» **The exercise**
Copy the lines below as they are; omit the images they contain.

» **Items**

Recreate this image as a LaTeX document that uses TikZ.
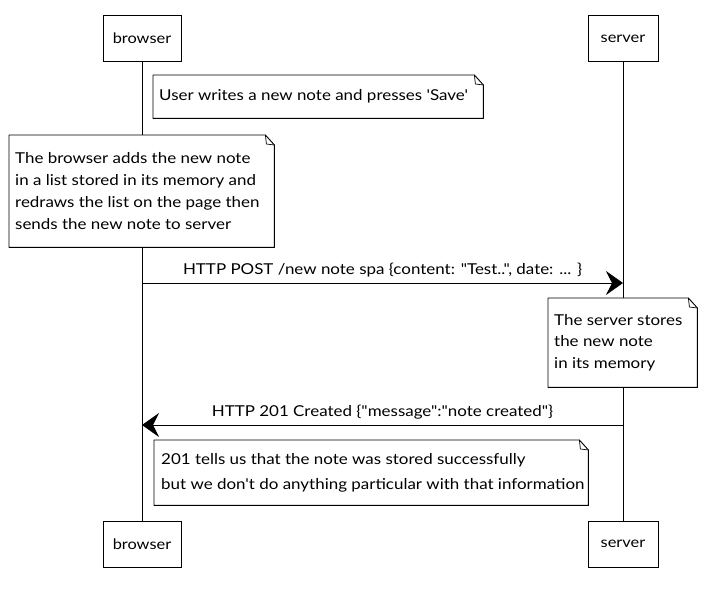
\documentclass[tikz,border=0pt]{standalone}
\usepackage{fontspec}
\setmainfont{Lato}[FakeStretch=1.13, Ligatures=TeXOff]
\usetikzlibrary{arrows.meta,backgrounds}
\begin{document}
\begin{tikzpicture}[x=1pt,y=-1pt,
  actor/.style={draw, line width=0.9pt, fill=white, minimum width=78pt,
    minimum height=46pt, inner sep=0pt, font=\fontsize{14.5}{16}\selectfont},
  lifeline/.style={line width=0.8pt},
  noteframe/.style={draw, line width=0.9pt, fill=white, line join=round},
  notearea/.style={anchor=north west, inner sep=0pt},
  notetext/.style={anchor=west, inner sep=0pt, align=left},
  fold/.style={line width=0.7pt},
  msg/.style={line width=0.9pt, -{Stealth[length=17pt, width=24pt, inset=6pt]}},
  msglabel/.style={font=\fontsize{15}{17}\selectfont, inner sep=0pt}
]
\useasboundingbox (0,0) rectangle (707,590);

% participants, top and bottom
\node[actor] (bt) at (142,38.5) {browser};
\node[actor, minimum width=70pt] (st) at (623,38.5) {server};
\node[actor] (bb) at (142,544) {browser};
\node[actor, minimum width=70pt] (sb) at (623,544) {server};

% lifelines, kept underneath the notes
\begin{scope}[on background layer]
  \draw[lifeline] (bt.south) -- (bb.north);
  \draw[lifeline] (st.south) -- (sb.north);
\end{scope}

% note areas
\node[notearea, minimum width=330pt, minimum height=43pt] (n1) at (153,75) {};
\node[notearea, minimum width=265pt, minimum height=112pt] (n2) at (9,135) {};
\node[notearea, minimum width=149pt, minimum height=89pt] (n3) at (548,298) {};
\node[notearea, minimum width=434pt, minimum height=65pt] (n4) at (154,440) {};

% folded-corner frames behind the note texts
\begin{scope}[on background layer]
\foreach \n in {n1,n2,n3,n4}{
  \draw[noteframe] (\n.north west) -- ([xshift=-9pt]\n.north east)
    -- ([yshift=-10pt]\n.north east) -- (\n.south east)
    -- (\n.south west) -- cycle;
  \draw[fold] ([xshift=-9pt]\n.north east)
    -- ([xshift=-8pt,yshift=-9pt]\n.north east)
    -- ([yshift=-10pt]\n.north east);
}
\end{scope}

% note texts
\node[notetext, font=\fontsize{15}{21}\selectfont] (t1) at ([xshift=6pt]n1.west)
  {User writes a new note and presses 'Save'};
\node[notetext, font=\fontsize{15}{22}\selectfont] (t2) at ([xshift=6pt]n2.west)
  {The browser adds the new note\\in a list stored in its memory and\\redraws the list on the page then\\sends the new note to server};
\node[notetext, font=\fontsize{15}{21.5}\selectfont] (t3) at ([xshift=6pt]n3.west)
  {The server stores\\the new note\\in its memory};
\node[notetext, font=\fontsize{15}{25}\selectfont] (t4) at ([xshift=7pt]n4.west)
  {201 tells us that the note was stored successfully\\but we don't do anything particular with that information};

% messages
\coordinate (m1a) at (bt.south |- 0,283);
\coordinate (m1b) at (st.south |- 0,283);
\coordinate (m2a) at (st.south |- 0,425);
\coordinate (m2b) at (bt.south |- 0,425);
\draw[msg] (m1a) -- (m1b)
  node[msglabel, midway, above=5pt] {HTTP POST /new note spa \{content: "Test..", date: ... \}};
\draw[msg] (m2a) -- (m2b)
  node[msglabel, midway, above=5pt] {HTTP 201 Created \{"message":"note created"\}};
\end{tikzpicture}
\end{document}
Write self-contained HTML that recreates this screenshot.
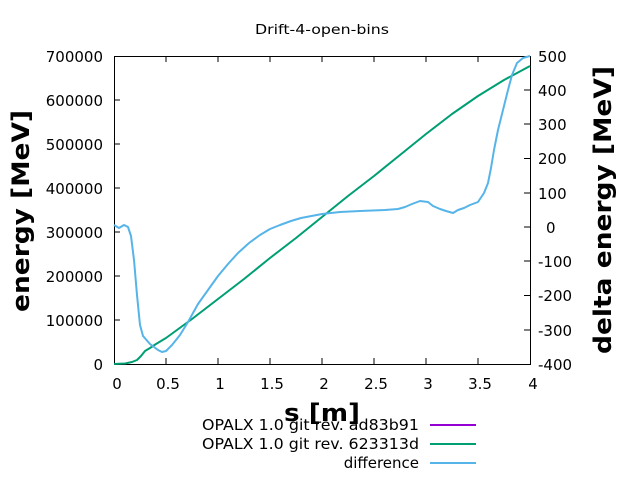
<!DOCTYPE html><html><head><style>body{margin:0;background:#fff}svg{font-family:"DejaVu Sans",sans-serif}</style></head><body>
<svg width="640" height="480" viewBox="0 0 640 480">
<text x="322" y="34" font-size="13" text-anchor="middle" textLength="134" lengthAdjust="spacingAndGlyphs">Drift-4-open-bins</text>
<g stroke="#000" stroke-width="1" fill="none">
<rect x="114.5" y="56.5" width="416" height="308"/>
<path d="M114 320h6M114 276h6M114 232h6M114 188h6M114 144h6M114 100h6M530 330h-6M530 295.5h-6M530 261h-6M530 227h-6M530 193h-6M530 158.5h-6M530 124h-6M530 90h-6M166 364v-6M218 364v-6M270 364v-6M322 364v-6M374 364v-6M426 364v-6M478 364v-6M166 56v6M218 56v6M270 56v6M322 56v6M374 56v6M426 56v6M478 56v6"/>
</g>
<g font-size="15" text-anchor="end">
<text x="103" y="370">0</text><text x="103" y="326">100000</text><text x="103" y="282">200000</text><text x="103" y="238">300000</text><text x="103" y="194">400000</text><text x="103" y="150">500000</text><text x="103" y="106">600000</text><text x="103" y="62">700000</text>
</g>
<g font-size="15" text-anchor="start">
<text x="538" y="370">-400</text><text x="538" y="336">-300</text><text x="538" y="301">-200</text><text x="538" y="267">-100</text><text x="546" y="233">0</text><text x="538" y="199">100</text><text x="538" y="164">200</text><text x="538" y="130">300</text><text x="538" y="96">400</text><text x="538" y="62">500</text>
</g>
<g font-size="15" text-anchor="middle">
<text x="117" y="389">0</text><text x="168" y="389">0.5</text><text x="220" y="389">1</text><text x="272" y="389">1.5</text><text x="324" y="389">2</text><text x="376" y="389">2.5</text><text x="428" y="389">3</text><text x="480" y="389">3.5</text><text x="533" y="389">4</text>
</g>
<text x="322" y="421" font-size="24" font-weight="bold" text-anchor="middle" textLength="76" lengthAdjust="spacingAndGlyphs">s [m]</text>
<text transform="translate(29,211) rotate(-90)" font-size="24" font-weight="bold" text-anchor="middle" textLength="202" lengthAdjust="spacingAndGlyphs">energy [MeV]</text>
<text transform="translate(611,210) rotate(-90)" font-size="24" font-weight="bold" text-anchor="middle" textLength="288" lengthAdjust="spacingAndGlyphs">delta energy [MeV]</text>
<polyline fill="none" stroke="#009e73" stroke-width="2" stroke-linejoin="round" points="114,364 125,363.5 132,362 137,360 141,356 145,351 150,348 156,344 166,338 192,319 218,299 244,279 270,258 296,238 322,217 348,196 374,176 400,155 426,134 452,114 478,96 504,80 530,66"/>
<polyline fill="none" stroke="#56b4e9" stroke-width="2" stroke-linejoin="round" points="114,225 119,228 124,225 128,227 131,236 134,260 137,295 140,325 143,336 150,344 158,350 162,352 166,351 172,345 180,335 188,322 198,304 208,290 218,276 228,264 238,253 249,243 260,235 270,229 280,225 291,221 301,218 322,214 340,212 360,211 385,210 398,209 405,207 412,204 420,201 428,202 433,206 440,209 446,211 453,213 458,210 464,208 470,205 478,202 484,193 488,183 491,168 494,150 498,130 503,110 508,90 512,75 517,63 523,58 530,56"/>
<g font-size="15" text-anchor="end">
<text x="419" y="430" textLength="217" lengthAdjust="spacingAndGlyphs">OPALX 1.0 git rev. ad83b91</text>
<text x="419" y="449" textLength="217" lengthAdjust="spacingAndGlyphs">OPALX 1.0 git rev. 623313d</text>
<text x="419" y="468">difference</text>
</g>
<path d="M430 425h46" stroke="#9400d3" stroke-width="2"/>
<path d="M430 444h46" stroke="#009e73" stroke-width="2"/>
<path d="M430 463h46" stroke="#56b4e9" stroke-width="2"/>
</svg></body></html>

» **Answer to the problem**
Recreate this image as a LaTeX document that uses TikZ.
\documentclass[tikz,border=0pt]{standalone}
\usepackage{fontspec}
\setmainfont{Lato}[FakeStretch=1.13, Ligatures=TeXOff]
\usetikzlibrary{arrows.meta,backgrounds}
\begin{document}
\begin{tikzpicture}[x=1pt,y=-1pt,
  actor/.style={draw, line width=0.9pt, fill=white, minimum width=78pt,
    minimum height=46pt, inner sep=0pt, font=\fontsize{14.5}{16}\selectfont},
  lifeline/.style={line width=0.8pt},
  noteframe/.style={draw, line width=0.9pt, fill=white, line join=round},
  notearea/.style={anchor=north west, inner sep=0pt},
  notetext/.style={anchor=west, inner sep=0pt, align=left},
  fold/.style={line width=0.7pt},
  msg/.style={line width=0.9pt, -{Stealth[length=17pt, width=24pt, inset=6pt]}},
  msglabel/.style={font=\fontsize{15}{17}\selectfont, inner sep=0pt}
]
\useasboundingbox (0,0) rectangle (707,590);

% participants, top and bottom
\node[actor] (bt) at (142,38.5) {browser};
\node[actor, minimum width=70pt] (st) at (623,38.5) {server};
\node[actor] (bb) at (142,544) {browser};
\node[actor, minimum width=70pt] (sb) at (623,544) {server};

% lifelines, kept underneath the notes
\begin{scope}[on background layer]
  \draw[lifeline] (bt.south) -- (bb.north);
  \draw[lifeline] (st.south) -- (sb.north);
\end{scope}

% note areas
\node[notearea, minimum width=330pt, minimum height=43pt] (n1) at (153,75) {};
\node[notearea, minimum width=265pt, minimum height=112pt] (n2) at (9,135) {};
\node[notearea, minimum width=149pt, minimum height=89pt] (n3) at (548,298) {};
\node[notearea, minimum width=434pt, minimum height=65pt] (n4) at (154,440) {};

% folded-corner frames behind the note texts
\begin{scope}[on background layer]
\foreach \n in {n1,n2,n3,n4}{
  \draw[noteframe] (\n.north west) -- ([xshift=-9pt]\n.north east)
    -- ([yshift=-10pt]\n.north east) -- (\n.south east)
    -- (\n.south west) -- cycle;
  \draw[fold] ([xshift=-9pt]\n.north east)
    -- ([xshift=-8pt,yshift=-9pt]\n.north east)
    -- ([yshift=-10pt]\n.north east);
}
\end{scope}

% note texts
\node[notetext, font=\fontsize{15}{21}\selectfont] (t1) at ([xshift=6pt]n1.west)
  {User writes a new note and presses 'Save'};
\node[notetext, font=\fontsize{15}{22}\selectfont] (t2) at ([xshift=6pt]n2.west)
  {The browser adds the new note\\in a list stored in its memory and\\redraws the list on the page then\\sends the new note to server};
\node[notetext, font=\fontsize{15}{21.5}\selectfont] (t3) at ([xshift=6pt]n3.west)
  {The server stores\\the new note\\in its memory};
\node[notetext, font=\fontsize{15}{25}\selectfont] (t4) at ([xshift=7pt]n4.west)
  {201 tells us that the note was stored successfully\\but we don't do anything particular with that information};

% messages
\coordinate (m1a) at (bt.south |- 0,283);
\coordinate (m1b) at (st.south |- 0,283);
\coordinate (m2a) at (st.south |- 0,425);
\coordinate (m2b) at (bt.south |- 0,425);
\draw[msg] (m1a) -- (m1b)
  node[msglabel, midway, above=5pt] {HTTP POST /new note spa \{content: "Test..", date: ... \}};
\draw[msg] (m2a) -- (m2b)
  node[msglabel, midway, above=5pt] {HTTP 201 Created \{"message":"note created"\}};
\end{tikzpicture}
\end{document}
Write self-contained HTML that recreates this screenshot.
<!DOCTYPE html><html><head><style>body{margin:0;background:#fff}svg{font-family:"DejaVu Sans",sans-serif}</style></head><body>
<svg width="640" height="480" viewBox="0 0 640 480">
<text x="322" y="34" font-size="13" text-anchor="middle" textLength="134" lengthAdjust="spacingAndGlyphs">Drift-4-open-bins</text>
<g stroke="#000" stroke-width="1" fill="none">
<rect x="114.5" y="56.5" width="416" height="308"/>
<path d="M114 320h6M114 276h6M114 232h6M114 188h6M114 144h6M114 100h6M530 330h-6M530 295.5h-6M530 261h-6M530 227h-6M530 193h-6M530 158.5h-6M530 124h-6M530 90h-6M166 364v-6M218 364v-6M270 364v-6M322 364v-6M374 364v-6M426 364v-6M478 364v-6M166 56v6M218 56v6M270 56v6M322 56v6M374 56v6M426 56v6M478 56v6"/>
</g>
<g font-size="15" text-anchor="end">
<text x="103" y="370">0</text><text x="103" y="326">100000</text><text x="103" y="282">200000</text><text x="103" y="238">300000</text><text x="103" y="194">400000</text><text x="103" y="150">500000</text><text x="103" y="106">600000</text><text x="103" y="62">700000</text>
</g>
<g font-size="15" text-anchor="start">
<text x="538" y="370">-400</text><text x="538" y="336">-300</text><text x="538" y="301">-200</text><text x="538" y="267">-100</text><text x="546" y="233">0</text><text x="538" y="199">100</text><text x="538" y="164">200</text><text x="538" y="130">300</text><text x="538" y="96">400</text><text x="538" y="62">500</text>
</g>
<g font-size="15" text-anchor="middle">
<text x="117" y="389">0</text><text x="168" y="389">0.5</text><text x="220" y="389">1</text><text x="272" y="389">1.5</text><text x="324" y="389">2</text><text x="376" y="389">2.5</text><text x="428" y="389">3</text><text x="480" y="389">3.5</text><text x="533" y="389">4</text>
</g>
<text x="322" y="421" font-size="24" font-weight="bold" text-anchor="middle" textLength="76" lengthAdjust="spacingAndGlyphs">s [m]</text>
<text transform="translate(29,211) rotate(-90)" font-size="24" font-weight="bold" text-anchor="middle" textLength="202" lengthAdjust="spacingAndGlyphs">energy [MeV]</text>
<text transform="translate(611,210) rotate(-90)" font-size="24" font-weight="bold" text-anchor="middle" textLength="288" lengthAdjust="spacingAndGlyphs">delta energy [MeV]</text>
<polyline fill="none" stroke="#009e73" stroke-width="2" stroke-linejoin="round" points="114,364 125,363.5 132,362 137,360 141,356 145,351 150,348 156,344 166,338 192,319 218,299 244,279 270,258 296,238 322,217 348,196 374,176 400,155 426,134 452,114 478,96 504,80 530,66"/>
<polyline fill="none" stroke="#56b4e9" stroke-width="2" stroke-linejoin="round" points="114,225 119,228 124,225 128,227 131,236 134,260 137,295 140,325 143,336 150,344 158,350 162,352 166,351 172,345 180,335 188,322 198,304 208,290 218,276 228,264 238,253 249,243 260,235 270,229 280,225 291,221 301,218 322,214 340,212 360,211 385,210 398,209 405,207 412,204 420,201 428,202 433,206 440,209 446,211 453,213 458,210 464,208 470,205 478,202 484,193 488,183 491,168 494,150 498,130 503,110 508,90 512,75 517,63 523,58 530,56"/>
<g font-size="15" text-anchor="end">
<text x="419" y="430" textLength="217" lengthAdjust="spacingAndGlyphs">OPALX 1.0 git rev. ad83b91</text>
<text x="419" y="449" textLength="217" lengthAdjust="spacingAndGlyphs">OPALX 1.0 git rev. 623313d</text>
<text x="419" y="468">difference</text>
</g>
<path d="M430 425h46" stroke="#9400d3" stroke-width="2"/>
<path d="M430 444h46" stroke="#009e73" stroke-width="2"/>
<path d="M430 463h46" stroke="#56b4e9" stroke-width="2"/>
</svg></body></html>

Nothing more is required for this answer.